Source data ->
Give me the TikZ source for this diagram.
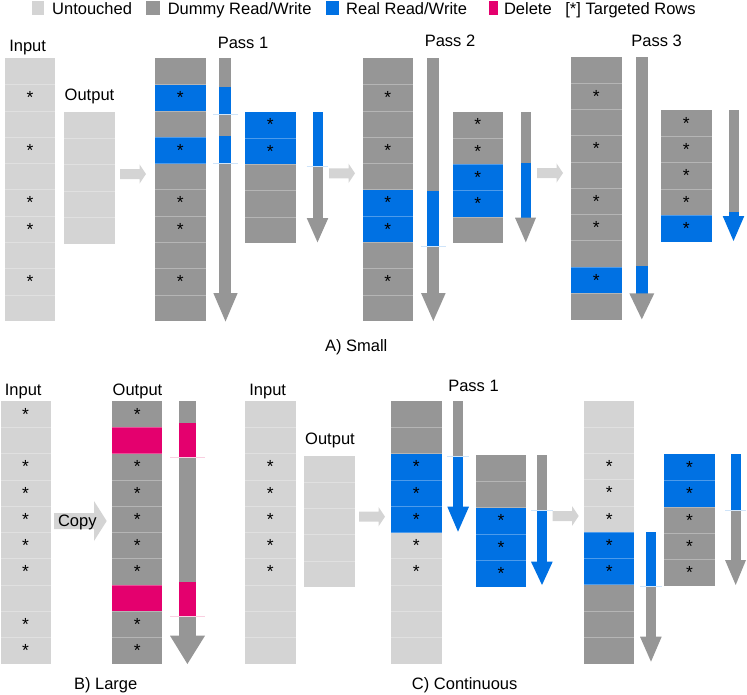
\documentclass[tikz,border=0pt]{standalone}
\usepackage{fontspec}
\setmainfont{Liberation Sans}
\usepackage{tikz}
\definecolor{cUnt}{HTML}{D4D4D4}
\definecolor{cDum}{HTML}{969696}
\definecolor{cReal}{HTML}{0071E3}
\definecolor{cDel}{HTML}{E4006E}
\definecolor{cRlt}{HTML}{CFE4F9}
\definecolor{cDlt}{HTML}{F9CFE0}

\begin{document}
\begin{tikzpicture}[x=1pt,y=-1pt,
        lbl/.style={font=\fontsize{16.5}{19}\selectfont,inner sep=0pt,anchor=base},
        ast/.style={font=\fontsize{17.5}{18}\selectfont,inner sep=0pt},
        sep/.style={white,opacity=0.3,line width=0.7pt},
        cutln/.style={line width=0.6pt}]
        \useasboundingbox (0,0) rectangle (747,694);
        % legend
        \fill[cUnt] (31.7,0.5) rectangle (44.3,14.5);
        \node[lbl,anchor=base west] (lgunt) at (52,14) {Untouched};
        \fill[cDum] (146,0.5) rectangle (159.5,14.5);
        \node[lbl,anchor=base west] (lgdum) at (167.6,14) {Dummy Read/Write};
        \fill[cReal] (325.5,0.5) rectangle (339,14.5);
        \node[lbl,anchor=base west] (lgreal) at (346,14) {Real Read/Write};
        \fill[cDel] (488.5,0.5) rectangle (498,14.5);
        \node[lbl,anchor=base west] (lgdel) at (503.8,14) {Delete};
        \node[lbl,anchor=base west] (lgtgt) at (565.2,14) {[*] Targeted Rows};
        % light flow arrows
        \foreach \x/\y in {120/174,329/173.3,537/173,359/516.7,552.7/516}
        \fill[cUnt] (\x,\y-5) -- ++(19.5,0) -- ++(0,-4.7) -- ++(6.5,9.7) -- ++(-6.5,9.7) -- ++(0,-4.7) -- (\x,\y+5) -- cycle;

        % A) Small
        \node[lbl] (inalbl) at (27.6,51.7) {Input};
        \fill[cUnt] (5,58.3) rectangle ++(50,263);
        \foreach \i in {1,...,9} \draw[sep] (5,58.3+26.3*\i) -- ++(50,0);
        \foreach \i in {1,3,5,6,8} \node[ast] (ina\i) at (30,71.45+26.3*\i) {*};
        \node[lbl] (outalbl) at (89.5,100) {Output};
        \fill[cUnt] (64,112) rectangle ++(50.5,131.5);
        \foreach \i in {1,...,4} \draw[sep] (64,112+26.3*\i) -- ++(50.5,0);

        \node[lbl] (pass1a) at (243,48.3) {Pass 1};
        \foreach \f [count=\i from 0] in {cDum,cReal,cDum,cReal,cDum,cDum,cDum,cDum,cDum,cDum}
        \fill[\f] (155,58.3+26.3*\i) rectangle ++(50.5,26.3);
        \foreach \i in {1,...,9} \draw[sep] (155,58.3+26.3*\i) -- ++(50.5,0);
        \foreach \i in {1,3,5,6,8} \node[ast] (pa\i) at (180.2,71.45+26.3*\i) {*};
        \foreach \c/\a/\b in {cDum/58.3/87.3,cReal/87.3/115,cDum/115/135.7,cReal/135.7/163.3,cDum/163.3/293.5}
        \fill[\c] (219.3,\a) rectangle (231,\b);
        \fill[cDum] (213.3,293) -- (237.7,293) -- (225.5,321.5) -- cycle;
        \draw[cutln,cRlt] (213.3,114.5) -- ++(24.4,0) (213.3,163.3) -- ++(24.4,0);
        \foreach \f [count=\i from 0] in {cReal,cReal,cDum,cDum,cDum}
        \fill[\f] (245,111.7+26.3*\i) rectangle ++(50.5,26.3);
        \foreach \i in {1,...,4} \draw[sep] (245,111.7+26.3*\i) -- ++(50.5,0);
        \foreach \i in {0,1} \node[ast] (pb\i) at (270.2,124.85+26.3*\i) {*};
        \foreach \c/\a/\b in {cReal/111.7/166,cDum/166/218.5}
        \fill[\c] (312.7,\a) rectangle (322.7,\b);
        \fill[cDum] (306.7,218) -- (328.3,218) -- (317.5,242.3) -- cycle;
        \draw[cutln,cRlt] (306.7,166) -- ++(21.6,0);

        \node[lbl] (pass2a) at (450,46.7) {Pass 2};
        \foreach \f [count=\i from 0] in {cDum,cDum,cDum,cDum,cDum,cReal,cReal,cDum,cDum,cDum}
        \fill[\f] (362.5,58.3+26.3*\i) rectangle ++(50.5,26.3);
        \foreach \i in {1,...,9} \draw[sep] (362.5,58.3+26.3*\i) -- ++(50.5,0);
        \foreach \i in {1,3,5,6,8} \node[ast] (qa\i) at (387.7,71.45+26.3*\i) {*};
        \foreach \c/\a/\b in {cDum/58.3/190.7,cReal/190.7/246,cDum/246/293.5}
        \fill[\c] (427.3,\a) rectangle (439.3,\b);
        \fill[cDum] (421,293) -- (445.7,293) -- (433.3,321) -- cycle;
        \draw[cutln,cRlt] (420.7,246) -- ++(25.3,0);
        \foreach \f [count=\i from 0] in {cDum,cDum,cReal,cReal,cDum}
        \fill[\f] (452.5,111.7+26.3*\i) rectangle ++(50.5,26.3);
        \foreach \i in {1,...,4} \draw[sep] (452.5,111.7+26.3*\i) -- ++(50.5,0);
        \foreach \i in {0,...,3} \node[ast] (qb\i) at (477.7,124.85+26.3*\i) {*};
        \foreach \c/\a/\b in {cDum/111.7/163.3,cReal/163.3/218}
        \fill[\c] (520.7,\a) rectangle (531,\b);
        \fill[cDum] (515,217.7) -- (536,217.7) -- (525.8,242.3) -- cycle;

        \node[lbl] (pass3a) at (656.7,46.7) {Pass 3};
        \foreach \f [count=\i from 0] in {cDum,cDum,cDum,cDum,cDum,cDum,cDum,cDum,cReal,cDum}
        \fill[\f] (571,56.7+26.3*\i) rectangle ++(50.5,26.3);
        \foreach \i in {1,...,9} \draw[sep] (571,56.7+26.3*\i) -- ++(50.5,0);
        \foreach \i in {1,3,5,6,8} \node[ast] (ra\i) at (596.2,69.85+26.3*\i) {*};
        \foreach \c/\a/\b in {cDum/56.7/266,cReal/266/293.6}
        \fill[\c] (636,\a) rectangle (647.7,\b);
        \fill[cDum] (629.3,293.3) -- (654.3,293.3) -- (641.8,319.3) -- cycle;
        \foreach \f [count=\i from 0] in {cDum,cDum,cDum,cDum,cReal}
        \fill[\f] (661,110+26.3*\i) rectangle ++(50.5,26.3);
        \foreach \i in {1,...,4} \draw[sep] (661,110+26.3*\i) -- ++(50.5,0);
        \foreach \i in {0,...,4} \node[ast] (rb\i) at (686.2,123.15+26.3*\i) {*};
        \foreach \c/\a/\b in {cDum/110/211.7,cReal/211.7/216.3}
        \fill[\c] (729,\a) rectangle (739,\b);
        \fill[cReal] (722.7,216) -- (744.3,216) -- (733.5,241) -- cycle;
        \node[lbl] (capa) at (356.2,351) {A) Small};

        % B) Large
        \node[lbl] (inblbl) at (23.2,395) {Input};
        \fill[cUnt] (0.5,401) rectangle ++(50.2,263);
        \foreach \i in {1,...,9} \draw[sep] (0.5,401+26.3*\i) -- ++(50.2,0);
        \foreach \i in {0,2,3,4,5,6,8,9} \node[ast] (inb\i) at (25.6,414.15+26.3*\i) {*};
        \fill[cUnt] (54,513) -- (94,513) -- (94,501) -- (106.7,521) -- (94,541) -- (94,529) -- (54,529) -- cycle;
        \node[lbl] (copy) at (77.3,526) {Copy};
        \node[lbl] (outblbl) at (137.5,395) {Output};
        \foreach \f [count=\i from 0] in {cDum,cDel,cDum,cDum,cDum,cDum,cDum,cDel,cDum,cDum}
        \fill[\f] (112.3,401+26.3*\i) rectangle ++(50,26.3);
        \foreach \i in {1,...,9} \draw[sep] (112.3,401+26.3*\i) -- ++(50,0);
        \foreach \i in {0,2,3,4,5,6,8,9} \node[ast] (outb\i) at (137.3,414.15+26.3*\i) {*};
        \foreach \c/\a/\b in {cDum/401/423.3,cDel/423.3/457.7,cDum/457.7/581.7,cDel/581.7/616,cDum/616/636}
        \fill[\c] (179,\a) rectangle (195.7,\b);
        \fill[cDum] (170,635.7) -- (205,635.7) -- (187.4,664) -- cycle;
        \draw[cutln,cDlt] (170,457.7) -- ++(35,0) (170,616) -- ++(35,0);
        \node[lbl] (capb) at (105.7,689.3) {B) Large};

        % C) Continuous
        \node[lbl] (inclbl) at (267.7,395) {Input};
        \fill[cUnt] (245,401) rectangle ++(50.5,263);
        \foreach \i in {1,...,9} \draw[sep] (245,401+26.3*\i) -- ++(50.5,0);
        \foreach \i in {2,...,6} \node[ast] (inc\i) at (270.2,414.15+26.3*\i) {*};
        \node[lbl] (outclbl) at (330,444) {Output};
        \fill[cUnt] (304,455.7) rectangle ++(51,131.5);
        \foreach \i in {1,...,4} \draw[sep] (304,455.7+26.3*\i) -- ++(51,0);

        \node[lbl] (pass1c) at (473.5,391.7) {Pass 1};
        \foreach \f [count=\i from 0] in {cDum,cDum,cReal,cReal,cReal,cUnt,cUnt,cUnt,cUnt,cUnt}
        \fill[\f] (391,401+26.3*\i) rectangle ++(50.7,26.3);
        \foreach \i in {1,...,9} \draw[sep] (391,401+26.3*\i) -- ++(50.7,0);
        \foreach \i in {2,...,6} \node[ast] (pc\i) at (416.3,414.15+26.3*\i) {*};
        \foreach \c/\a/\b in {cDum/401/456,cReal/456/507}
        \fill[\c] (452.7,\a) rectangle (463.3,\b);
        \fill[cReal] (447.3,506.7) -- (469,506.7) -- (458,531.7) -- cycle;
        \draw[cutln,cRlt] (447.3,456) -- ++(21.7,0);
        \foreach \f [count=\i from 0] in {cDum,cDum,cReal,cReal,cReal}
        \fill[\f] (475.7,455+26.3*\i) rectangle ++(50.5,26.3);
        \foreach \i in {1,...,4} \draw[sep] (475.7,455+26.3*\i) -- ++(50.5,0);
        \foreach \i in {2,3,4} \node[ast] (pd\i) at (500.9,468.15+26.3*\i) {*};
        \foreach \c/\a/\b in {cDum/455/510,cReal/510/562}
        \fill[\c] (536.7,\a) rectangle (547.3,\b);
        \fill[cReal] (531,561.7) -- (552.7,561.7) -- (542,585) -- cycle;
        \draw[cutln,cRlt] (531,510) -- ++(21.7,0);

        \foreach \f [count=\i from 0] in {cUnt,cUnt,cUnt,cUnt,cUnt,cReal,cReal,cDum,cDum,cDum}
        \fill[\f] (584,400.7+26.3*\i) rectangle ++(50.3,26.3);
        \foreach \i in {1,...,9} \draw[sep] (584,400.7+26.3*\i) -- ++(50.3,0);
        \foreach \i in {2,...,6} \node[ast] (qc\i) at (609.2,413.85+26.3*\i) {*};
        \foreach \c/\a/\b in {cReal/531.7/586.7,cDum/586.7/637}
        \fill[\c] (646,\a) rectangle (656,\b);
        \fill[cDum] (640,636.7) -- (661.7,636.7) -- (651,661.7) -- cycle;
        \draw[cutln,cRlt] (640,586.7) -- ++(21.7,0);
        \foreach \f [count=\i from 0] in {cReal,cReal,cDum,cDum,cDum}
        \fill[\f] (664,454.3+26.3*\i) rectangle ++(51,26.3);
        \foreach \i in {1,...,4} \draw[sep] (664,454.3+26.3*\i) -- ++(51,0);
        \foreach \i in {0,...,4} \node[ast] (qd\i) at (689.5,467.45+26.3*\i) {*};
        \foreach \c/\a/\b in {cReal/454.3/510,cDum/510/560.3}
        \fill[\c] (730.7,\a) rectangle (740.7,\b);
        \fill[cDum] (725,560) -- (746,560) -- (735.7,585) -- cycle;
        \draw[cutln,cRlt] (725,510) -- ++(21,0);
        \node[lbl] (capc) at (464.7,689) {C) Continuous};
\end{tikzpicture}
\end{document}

Written task -> Write out again exactly the lines from the start of the data above through the line containing "(\x,\y+5) -- cycle;", inclusive, excluding any pictures.

Problem solution ->
Give me the TikZ source for this diagram.
\documentclass[tikz,border=0pt]{standalone}
\usepackage{fontspec}
\setmainfont{Liberation Sans}
\usepackage{tikz}
\definecolor{cUnt}{HTML}{D4D4D4}
\definecolor{cDum}{HTML}{969696}
\definecolor{cReal}{HTML}{0071E3}
\definecolor{cDel}{HTML}{E4006E}
\definecolor{cRlt}{HTML}{CFE4F9}
\definecolor{cDlt}{HTML}{F9CFE0}

\begin{document}
\begin{tikzpicture}[x=1pt,y=-1pt,
        lbl/.style={font=\fontsize{16.5}{19}\selectfont,inner sep=0pt,anchor=base},
        ast/.style={font=\fontsize{17.5}{18}\selectfont,inner sep=0pt},
        sep/.style={white,opacity=0.3,line width=0.7pt},
        cutln/.style={line width=0.6pt}]
        \useasboundingbox (0,0) rectangle (747,694);
        % legend
        \fill[cUnt] (31.7,0.5) rectangle (44.3,14.5);
        \node[lbl,anchor=base west] (lgunt) at (52,14) {Untouched};
        \fill[cDum] (146,0.5) rectangle (159.5,14.5);
        \node[lbl,anchor=base west] (lgdum) at (167.6,14) {Dummy Read/Write};
        \fill[cReal] (325.5,0.5) rectangle (339,14.5);
        \node[lbl,anchor=base west] (lgreal) at (346,14) {Real Read/Write};
        \fill[cDel] (488.5,0.5) rectangle (498,14.5);
        \node[lbl,anchor=base west] (lgdel) at (503.8,14) {Delete};
        \node[lbl,anchor=base west] (lgtgt) at (565.2,14) {[*] Targeted Rows};
        % light flow arrows
        \foreach \x/\y in {120/174,329/173.3,537/173,359/516.7,552.7/516}
        \fill[cUnt] (\x,\y-5) -- ++(19.5,0) -- ++(0,-4.7) -- ++(6.5,9.7) -- ++(-6.5,9.7) -- ++(0,-4.7) -- (\x,\y+5) -- cycle;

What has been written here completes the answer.